Em 1936, Bicudo ingressou na segunda turma do curso de Sociologia da Escola Livre de Sociologia e Política (ELSP). Fundada em 1933, a ELSP funcionava como instituição complementar da Universidade de São Paulo (USP). Era o momento de institucionalização das Ciências Sociais no Brasil, com intensa presença de professores estrangeiros, e forte influência da chamada escola de Chicago. Bicudo conta que seu interesse pelas Ciências Políticas e Sociais se amparava no desejo de compreender suas dores e sofrimentos (BICUDO apudTEPERMAN; KNOPF, 2011, p. 67). Em 1938, ela fora a única mulher a se formar em uma turma de oito bacharéis. Todavia, o pioneirismo de Bicudo na sociologia brasileira não se resume a este fato.

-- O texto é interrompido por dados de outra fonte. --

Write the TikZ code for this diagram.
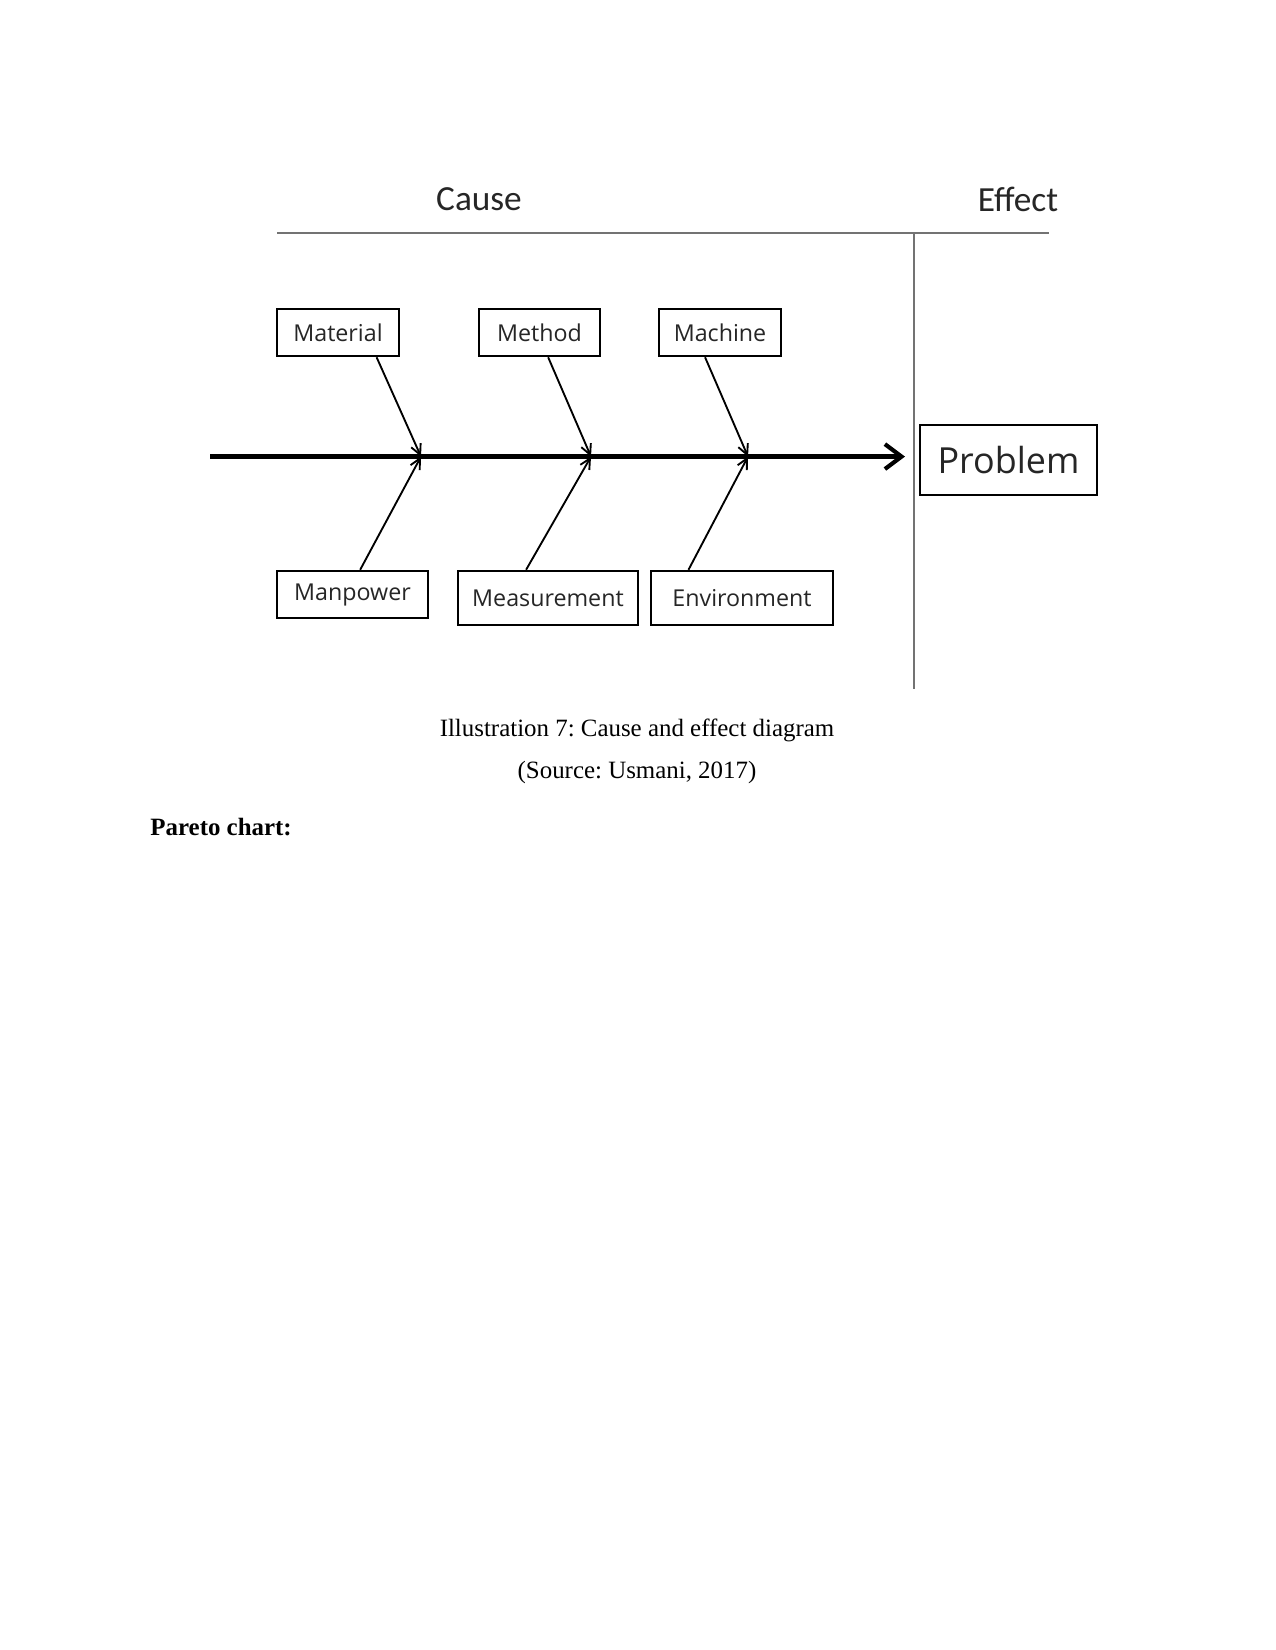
\documentclass[tikz,border=0pt]{standalone}
\usepackage{fontspec}
\setmainfont{Liberation Serif}
\newfontfamily\labfont{Open Sans}
\newfontfamily\headfont{Carlito}
\usetikzlibrary{arrows.meta,calc}
\frenchspacing
\begin{document}
\begin{tikzpicture}[x=0.4818pt,y=-0.4818pt,
  causebox/.style={draw=black,line width=1.2pt,inner sep=0pt,font=\labfont\fontsize{11.2}{13}\selectfont,text=black!85},
  branch/.style={line width=0.9pt,-{Straight Barb[length=5pt,width=5pt]}},
  spine/.style={line width=2.4pt,-{Straight Barb[length=8pt,width=12pt,line width=2pt]}},
  divider/.style={draw=black!55,line width=1pt},
  headtext/.style={font=\headfont\fontsize{17}{20}\selectfont,text=black!85},
  captext/.style={font=\fontsize{12}{14}\selectfont}]
\useasboundingbox (0,0) rectangle (1275,1650);
\fill[white] (0,0) rectangle (1275,1650);
% headings and dividers
\node[headtext] (cause) at (479,199) {Cause};
\node[headtext] (effect) at (1018,199) {Effect};
\coordinate (tl) at (277,233);
\coordinate (tr) at (1049,233);
\coordinate (vt) at (914,233);
\coordinate (vb) at (914,689);
\draw[divider] (tl) -- (tr);
\draw[divider] (vt) -- (vb);
% boxes
\node[causebox,minimum width=122*0.4818pt,minimum height=47*0.4818pt] (mat) at (338,332.5) {Material};
\node[causebox,minimum width=121*0.4818pt,minimum height=47*0.4818pt] (met) at (539.5,332.5) {Method};
\node[causebox,minimum width=122*0.4818pt,minimum height=47*0.4818pt] (mac) at (720,332.5) {Machine};
\node[causebox,minimum width=151*0.4818pt,minimum height=47*0.4818pt] (man) at (352.5,594.5) {Manpower};
\node[causebox,minimum width=180*0.4818pt,minimum height=54*0.4818pt] (mea) at (548,598) {Measurement};
\node[causebox,minimum width=182*0.4818pt,minimum height=54*0.4818pt] (env) at (742,598) {Environment};
\node[draw=black,line width=1.2pt,inner sep=0pt,minimum width=177*0.4818pt,minimum height=70*0.4818pt,
  font=\labfont\fontsize{17.3}{20}\selectfont,text=black!85] (prob) at (1008.5,460) {Problem};
% spine
\coordinate (s0) at (210,456.6);
\coordinate (s1) at (905,456.6);
\coordinate (j1) at (421,456.6);
\coordinate (j2) at (591,456.6);
\coordinate (j3) at (748,456.6);
\draw[spine] (s0) -- (s1);
% branches
\draw[branch] ($(mat.south west)!0.81!(mat.south east)$) -- (j1);
\draw[branch] ($(met.south west)!0.57!(met.south east)$) -- (j2);
\draw[branch] ($(mac.south west)!0.38!(mac.south east)$) -- (j3);
\draw[branch] ($(man.north west)!0.55!(man.north east)$) -- (j1);
\draw[branch] ($(mea.north west)!0.38!(mea.north east)$) -- (j2);
\draw[branch] ($(env.north west)!0.21!(env.north east)$) -- (j3);
% caption
\node[captext] (cap1) at (637,730) {Illustration 7: Cause and effect diagram};
\node[captext] (cap2) at (637,773) {(Source: Usmani, 2017)};
\node[captext,anchor=west,inner sep=0pt,font=\bfseries\fontsize{12}{14}\selectfont] (pareto) at (150,827) {Pareto chart:};
\end{tikzpicture}
\end{document}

Na ELSP, em 1942, Bicudo fez parte da primeira turma de mestrado da Divisão de Estudos Pós-Graduados, fundada por Donald Pierson (1942), tendo defendido, em 1945, a primeira dissertação sobre relações raciais no país: “Estudo de Atitudes Raciais de Pretos e Mulatos em São Paulo”, sob orientação de Pierson (Mário SILVA, 2018). Este trabalho será analisado mais à frente. Entretanto, chamamos a atenção, desde já, para o fato de que, a despeito dos pioneirismos acima relatados, somente 65 anos depois de sua defesa a dissertação fora editada pela primeira vez, sete anos após seu falecimento, com organização de Marcos Chor Maio, em 2010.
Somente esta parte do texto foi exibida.